The Boushie verdict and the death of one of her son’s classmates in a traffic accident left Hallett with a deep sense of loss.
“We are all related. We all feel that loss. But when I saw the Boushie family on television, I was so humbled by this mother. If she can do it, I feel compelled to carry on in her honour. Hug by hug, day by day, I feel a shift. There is movement, even if it’s just in our own hearts.”
In Access, Hallett says she always feels supported.
“We don’t have to apologize for our tears. We must honour them. Letting it out is a part of our healing. It’s okay to acknowledge our feelings… I have a good understanding of history. I have empathy. I do my part when I can. I feel empowered after today. I always feel supported in this space.”

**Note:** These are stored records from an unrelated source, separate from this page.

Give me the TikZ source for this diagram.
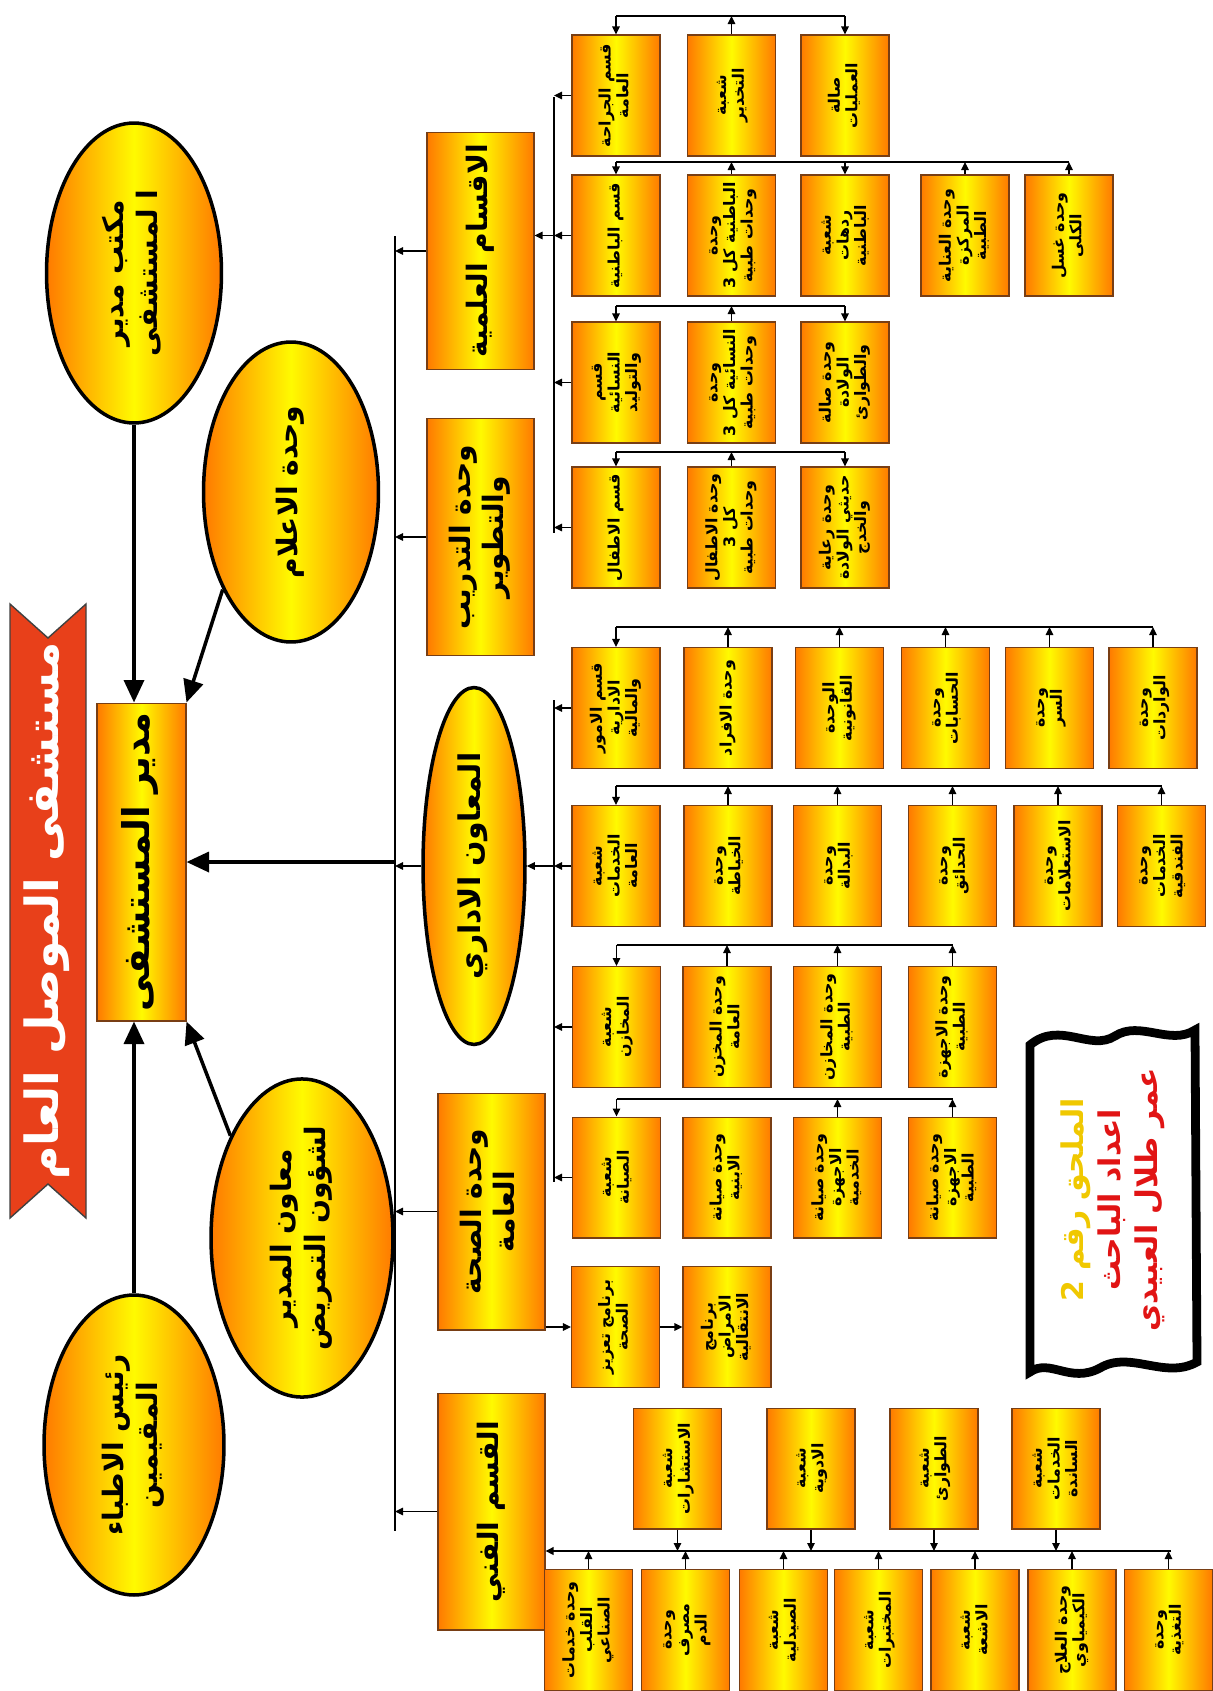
\documentclass[tikz,border=0pt]{standalone}
\usepackage{fontspec}
\usepackage{graphicx}
\usepackage{array}
\usetikzlibrary{arrows.meta}
\usetikzlibrary{shapes.geometric}
\usetikzlibrary{positioning}
\newfontfamily\arabicfont[Script=Arabic]{DejaVu Sans}
\TeXXeTstate=1
\newcolumntype{R}{>{\beginR}c<{\endR}}
\newcommand{\vlabel}[1]{\rotatebox{90}{\arabicfont\bfseries\renewcommand{\arraystretch}{0.95}\begin{tabular}{@{}R@{}}#1\end{tabular}}}
\definecolor{boxorange}{RGB}{255,122,0}
\definecolor{boxyellow}{RGB}{255,250,0}
\definecolor{boxline}{RGB}{120,62,20}
\definecolor{ribbon}{RGB}{232,64,26}
\definecolor{notered}{RGB}{225,20,20}
\definecolor{noteyellow}{RGB}{240,200,0}

\begin{document}
\begin{tikzpicture}[
    x=0.02cm, y=-0.02cm,
    unit/.style={draw=boxline, line width=0.6pt, left color=boxorange, right color=boxorange, middle color=boxyellow,
                 minimum width=1.76cm, minimum height=2.42cm, inner sep=1pt, font=\fontsize{9}{10.5}\selectfont},
    dept/.style={unit, minimum width=2.14cm, minimum height=4.74cm, font=\fontsize{16}{20}\selectfont},
    head/.style={ellipse, draw=black, line width=2pt, left color=boxorange, right color=boxorange, middle color=boxyellow,
                 inner sep=0pt, font=\fontsize{16}{20}\selectfont},
    link/.style={-{Triangle[length=1.6mm, width=1.5mm]}, line width=0.7pt},
    bigarrow/.style={-{Triangle[length=4.5mm, width=4mm]}, line width=2pt},
    bus/.style={line width=1.4pt}
]
\useasboundingbox (0,0) rectangle (1213,1691);

% --- Title ribbon ---
\filldraw[fill=ribbon, draw=black!75, line width=0.8pt] (10,604) -- (48,638) -- (86,604) -- (86,1218) -- (48,1184) -- (10,1218) -- cycle;
\node[text=white, font=\fontsize{26}{30}\selectfont] (title) at (48,911) {\vlabel{مستشفى الموصل العام}};

% --- Director and the offices around him ---
\node[unit, minimum width=1.78cm, minimum height=6.36cm, font=\fontsize{21}{25}\selectfont] (mgr) at (141.5,862) {\vlabel{مدير  المستشفى}};
\node[head, minimum width=3.5cm, minimum height=6cm] (office) at (134,273) {\vlabel{مكتب مدير\\ا لمستشفى}};
\node[head, minimum width=3.5cm, minimum height=6cm] (media) at (291,492) {\vlabel{وحدة الاعلام}};
\node[head, minimum width=3.64cm, minimum height=6cm] (nursing) at (302,1238) {\vlabel{معاون المدير\\لشؤون التمريض}};
\node[head, minimum width=3.6cm, minimum height=6cm] (resid) at (134,1445) {\vlabel{رئيس الاطباء\\المقيمين}};

\draw[bigarrow] (office.south) -- (office.south |- mgr.north);
\draw[bigarrow] (media.235) -- (mgr.north east);
\draw[bigarrow] (nursing.125) -- (mgr.south east);
\draw[bigarrow] (resid.north) -- (resid.north |- mgr.south);

% --- Main bus and departments ---
\coordinate (busTop) at (395,236);
\coordinate (busBot) at (395,1531);
\draw[bus] (busTop) -- (busBot);

\node[dept] (sci) at (480.5,251) {\vlabel{الاقسام العلمية}};
\node[dept] (train) at (480.5,537) {\vlabel{وحدة التدريب\\والتطوير}};
\node[head, minimum width=2.04cm, minimum height=7.14cm, font=\fontsize{17}{20}\selectfont] (admin) at (474,866) {\vlabel{المعاون الاداري}};
\node[dept] (health) at (491.5,1211.5) {\vlabel{وحدة الصحة\\العامة}};
\node[dept] (tech) at (491.5,1511.5) {\vlabel{القسم الفني}};

\foreach \d in {sci,train,admin,health,tech}
{
    \draw[link] (\d.west) -- (\d.west -| busTop);
}
\draw[bigarrow] (busTop |- mgr.east) -- (mgr.east);

% --- Scientific departments ---
\foreach \c/\x/\t in {1/616/{قسم الجراحة\\العامة}, 2/731.5/{شعبة\\التخدير}, 3/845/{صالة\\العمليات}}
    \node[unit] (r1c\c) at (\x,95.5) {\vlabel{\t}};
\foreach \c/\x/\t in {1/616/{قسم الباطنية}, 2/731.5/{وحدة\\الباطنية كل 3\\وحدات طبية}, 3/845/{شعبة\\ردهات\\الباطنية},
                      4/965/{وحدة العناية\\المركزة\\الطبية}, 5/1069/{وحدة غسل\\الكلى}}
    \node[unit] (r2c\c) at (\x,235.5) {\vlabel{\t}};
\foreach \c/\x/\t in {1/616/{قسم\\النسائية\\والتوليد}, 2/731.5/{وحدة\\النسائية كل 3\\وحدات طبية}, 3/845/{وحدة صالة\\الولادة\\والطوارئ}}
    \node[unit] (r3c\c) at (\x,382.5) {\vlabel{\t}};
\foreach \c/\x/\t in {1/616/{قسم الاطفال}, 2/731.5/{وحدة الاطفال\\كل 3\\وحدات طبية}, 3/845/{وحدة رعاية\\حديثي الولادة\\والخدج}}
    \node[unit] (r4c\c) at (\x,527.5) {\vlabel{\t}};

% --- Administrative units ---
\foreach \c/\x/\t in {1/616/{قسم الامور\\الادارية\\والمالية}, 2/728/{وحدة الافراد}, 3/839.5/{الوحدة\\القانونية},
                      4/945.5/{وحدة\\الحسابات}, 5/1049.5/{وحدة\\السر}, 6/1153/{وحدة\\الواردات}}
    \node[unit] (r5c\c) at (\x,708) {\vlabel{\t}};
\foreach \c/\x/\t in {1/616/{شعبة\\الخدمات\\العامة}, 2/728/{وحدة\\الخياطة}, 3/837.5/{وحدة\\البدالة},
                      4/952.5/{وحدة\\الحدائق}, 5/1058/{وحدة\\الاستعلامات}, 6/1161.5/{وحدة\\الخدمات\\الفندقية}}
    \node[unit] (r6c\c) at (\x,866) {\vlabel{\t}};
\foreach \c/\x/\t in {1/616.5/{شعبة\\المخازن}, 2/727/{وحدة المخزن\\العامة}, 3/837.5/{وحدة المخازن\\الطبية}, 4/952.5/{وحدة الاجهزة\\الطبية}}
    \node[unit] (r7c\c) at (\x,1027) {\vlabel{\t}};
\foreach \c/\x/\t in {1/616.5/{شعبة\\الصيانة}, 2/727/{وحدة صيانة\\الابنية}, 3/837.5/{وحدة صيانة\\الاجهزة\\الخدمية}, 4/952.5/{وحدة صيانة\\الاجهزة\\الطبية}}
    \node[unit] (r8c\c) at (\x,1177.5) {\vlabel{\t}};

% --- Public health programmes ---
\node[unit] (r9c1) at (615.5,1327) {\vlabel{برنامج تعزيز\\الصحة}};
\node[unit] (r9c2) at (727,1327) {\vlabel{برنامج\\الامراض\\الانتقالية}};

% --- Technical units ---
\foreach \c/\x/\t in {1/677.5/{شعبة\\الاستشارات}, 2/811/{شعبة\\الادوية}, 3/934/{شعبة\\الطوارئ}, 4/1056/{شعبة\\الخدمات\\الساندة}}
    \node[unit] (r10c\c) at (\x,1468.5) {\vlabel{\t}};
\foreach \c/\x/\t in {1/588.5/{وحدة خدمات\\القلب\\الصناعي}, 2/685.5/{وحدة\\مصرف\\الدم}, 3/783.5/{شعبة\\الصيدلية}, 4/878.5/{شعبة\\المختبرات},
                      5/975/{شعبة\\الاشعة}, 6/1072/{وحدة العلاج\\الكيمياوي}, 7/1168.5/{وحدة\\التغذية}}
    \node[unit] (r11c\c) at (\x,1630) {\vlabel{\t}};

% --- Brackets over the rows ---
\foreach \r/\y/\last in {1/16/3, 2/162/5, 3/306/3, 4/452/3, 5/627/6, 6/786/6, 7/945/4, 8/1099/4}
{
    \coordinate (k\r) at (0,\y);
    \draw[bus] (r\r c1.north |- k\r) -- (r\r c\last.north |- k\r);
    \draw[link] (r\r c1.north |- k\r) -- (r\r c1.north);
}
\foreach \r/\c in {1/3, 2/3, 3/3, 4/3}
    \draw[link] (r\r c\c.north |- k\r) -- (r\r c\c.north);
\foreach \r/\c in {1/2, 2/2, 2/4, 2/5, 3/2, 4/2, 5/2, 5/3, 5/4, 5/5, 5/6, 6/2, 6/3, 6/4, 6/5, 6/6, 7/2, 7/3, 7/4, 8/3, 8/4}
    \draw[link] (r\r c\c.north) -- (r\r c\c.north |- k\r);

% --- Side buses ---
\coordinate (sciTop) at (554,97);
\coordinate (sciBot) at (554,533);
\draw[bus] (sciTop) -- (sciBot);
\foreach \r in {1,2,3,4}
    \draw[link] (r\r c1.west) -- (r\r c1.west -| sciTop);
\draw[link] (r2c1.west -| sciTop) -- (r2c1.west -| sci.east);

\coordinate (admTop) at (554,700);
\coordinate (admBot) at (554,1182);
\draw[bus] (admTop) -- (admBot);
\foreach \r in {5,6,7,8}
    \draw[link] (r\r c1.west) -- (r\r c1.west -| admTop);
\draw[link] (r6c1.west -| admTop) -- (admin.east);

\draw[link] (health.east |- r9c1.west) -- (r9c1.west);
\draw[link] (r9c1.east) -- (r9c2.west);

\coordinate (techEnd) at (1171,1551);
\draw[link, line width=1.4pt] (techEnd) -- (tech.east |- techEnd);
\foreach \c in {1,2,3,4}
    \draw[link] (r10c\c.south) -- (r10c\c.south |- techEnd);
\foreach \c in {1,...,7}
    \draw[link] (r11c\c.north) -- (r11c\c.north |- techEnd);

% --- Note ---
\filldraw[fill=white, draw=black, line width=5pt] (1030,1045) .. controls (1060,1020) and (1090,1052) .. (1115,1036)
    .. controls (1140,1020) and (1170,1046) .. (1195,1030) -- (1197,1362)
    .. controls (1165,1380) and (1130,1350) .. (1100,1368) .. controls (1070,1384) and (1050,1358) .. (1030,1372) -- cycle;
\node[font=\fontsize{17}{21}\selectfont] (note) at (1113,1200) {\rotatebox{90}{\arabicfont\bfseries\begin{tabular}{@{}c@{}}
    \color{noteyellow}\beginR الملحق رقم 2\endR\\
    \color{notered}\beginR اعداد الباحث\endR\\
    \color{notered}\beginR عمر طلال العبيدي\endR
\end{tabular}}};

\end{tikzpicture}
\end{document}
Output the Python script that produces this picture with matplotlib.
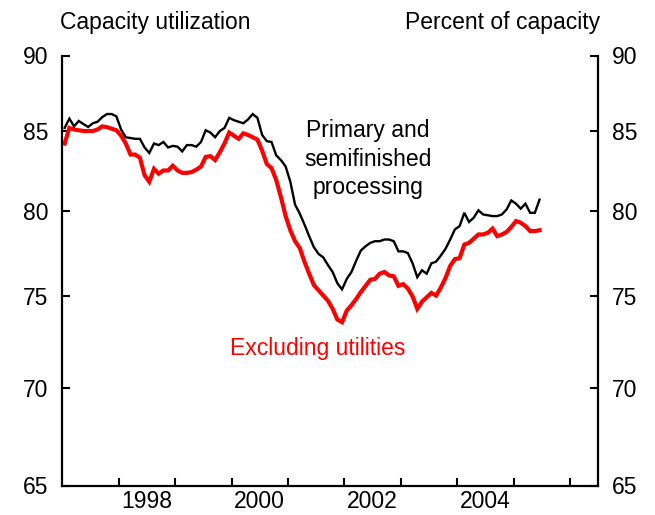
import numpy as np
import matplotlib
matplotlib.use("Agg")
import matplotlib.pyplot as plt
from matplotlib.ticker import FixedLocator, NullFormatter, NullLocator

plt.rcParams['font.family'] = ['Liberation Sans', 'DejaVu Sans']

# monthly, Jan 1997 - Jun 2005
start_year = 1997
primary = [85.2, 85.8, 85.3, 85.65, 85.45, 85.26, 85.5, 85.6, 85.9, 86.1, 86.1, 85.95,
           85.1, 84.6, 84.55, 84.5, 84.5, 83.95, 83.6, 84.2, 84.1, 84.3, 83.95, 84.05,
           84.0, 83.7, 84.1, 84.1, 84.0, 84.3, 85.05, 84.9, 84.6, 85.0, 85.2, 85.85,
           85.7, 85.6, 85.5, 85.75, 86.1, 85.85, 84.75, 84.35, 84.3, 83.45, 83.15, 82.75,
           81.8, 80.4, 79.85, 79.2, 78.5, 77.85, 77.45, 77.25, 76.8, 76.4, 75.75, 75.4,
           76.0, 76.4, 77.05, 77.65, 77.9, 78.1, 78.2, 78.2, 78.3, 78.3, 78.2, 77.6,
           77.6, 77.5, 76.9, 76.1, 76.5, 76.3, 76.9, 77.0, 77.35, 77.75, 78.3, 78.9,
           79.1, 79.9, 79.35, 79.6, 80.05, 79.8, 79.75, 79.7, 79.7, 79.8, 80.1, 80.65,
           80.45, 80.15, 80.45, 79.9, 79.9, 80.7]
excl_util = [84.2, 85.2, 85.1, 85.05, 85.0, 85.0, 85.0, 85.1, 85.3, 85.25, 85.15, 85.05,
             84.7, 84.2, 83.5, 83.5, 83.3, 82.2, 81.8, 82.6, 82.3, 82.5, 82.5, 82.8,
             82.5, 82.35, 82.35, 82.4, 82.55, 82.75, 83.35, 83.4, 83.15, 83.65, 84.2, 84.9,
             84.7, 84.5, 84.85, 84.75, 84.6, 84.45, 83.75, 82.9, 82.65, 81.9, 80.85, 79.7,
             78.85, 78.2, 77.8, 77.0, 76.3, 75.65, 75.35, 75.05, 74.75, 74.3, 73.7, 73.55,
             74.2, 74.5, 74.85, 75.25, 75.6, 75.95, 76.0, 76.3, 76.4, 76.2, 76.15, 75.6,
             75.7, 75.45, 75.0, 74.3, 74.7, 74.95, 75.2, 75.05, 75.5, 76.05, 76.75, 77.15,
             77.2, 78.0, 78.1, 78.35, 78.6, 78.6, 78.7, 78.95, 78.5, 78.6, 78.75, 79.05,
             79.4, 79.3, 79.1, 78.8, 78.8, 78.85]
y_ticks = [65, 70, 75, 80, 85, 90]
year_labels = [1998, 2000, 2002, 2004]

t = start_year + (np.arange(len(primary)) + 0.5) / 12.0
fs = 16.5

fig = plt.figure(figsize=(6.55, 5.15), dpi=100)
ax = fig.add_axes([62.3 / 655, 29.5 / 515, 536 / 655, 430 / 515])

ax.plot(t, excl_util, color='#ff0000', lw=3.0, solid_joinstyle='miter')
ax.plot(t, primary, color='black', lw=1.7, solid_joinstyle='miter')

ax.set_yscale('log')
ax.set_ylim(65, 90)
ax.yaxis.set_major_locator(FixedLocator(y_ticks))
ax.yaxis.set_minor_locator(NullLocator())
ax.set_yticklabels([str(v) for v in y_ticks])
ax.set_xlim(1997, 2006.5)
ax.xaxis.set_major_locator(FixedLocator(np.arange(1998, 2007)))
ax.xaxis.set_major_formatter(NullFormatter())
ax.xaxis.set_minor_locator(FixedLocator([y + 0.5 for y in year_labels]))
ax.set_xticklabels([str(y) for y in year_labels], minor=True)

for s in ['left', 'right', 'bottom']:
    ax.spines[s].set_linewidth(1.6)
ax.spines['top'].set_visible(False)

ax.tick_params(axis='y', which='major', direction='in', length=6, width=1.5,
               left=True, right=True, labelleft=True, labelright=True,
               labelsize=fs, pad=10)
ax.tick_params(axis='x', which='major', direction='in', length=6, width=1.5)
ax.tick_params(axis='x', which='minor', length=0, labelsize=fs, pad=3)

fig.text(60 / 655, 1 - 22 / 515, 'Capacity utilization', fontsize=fs,
         ha='left', va='center')
fig.text(600 / 655, 1 - 22 / 515, 'Percent of capacity', fontsize=fs,
         ha='right', va='center')

ax.text(2002.42, 83.2, 'Primary and\nsemifinished\nprocessing', fontsize=fs,
        ha='center', va='center', linespacing=1.3)
ax.text(2001.53, 72.1, 'Excluding utilities', fontsize=fs, color='#ff0000',
        ha='center', va='center')

fig.savefig('out.png', dpi=100)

When the Boushie verdict was announced, Chance Paupanakis and his fellow members of the National Circle of First Nations, Métis and Inuit students were organizing events within an hour.
“We mobilized. We had a game plan. Social media really keeps us connected,” says Paupanakis who spoke at a Winnipeg rally in response to the verdict.
“The verdict was a huge shock to Indigenous and non-Indigenous Canadians. We come together to share our stories and persevere in a society not sculpted to suit our way of life. We use our anger and turn it into love, and do good. We all have a lot of power as individuals to make change.”
From Kinisao Sipi (Norway House) Cree Nation, Paupanakis remembers going to an Access orientation even before he started university. He is now completing an advanced arts degree with a political studies major and a native studies minor. Next, he plans to study law and work in the north, where hydro projects are creating problems for Indigenous communities.
“The fight will have just begun,” he says.
Paupanakis calls Access a safety net for students. “It’s a place for being Indigenous and being together. The program gives us the tools we need to have success. The staff do more than support us. They go out of their way. I don’t know where I would be without it. It’s one of the reasons why I am in university.”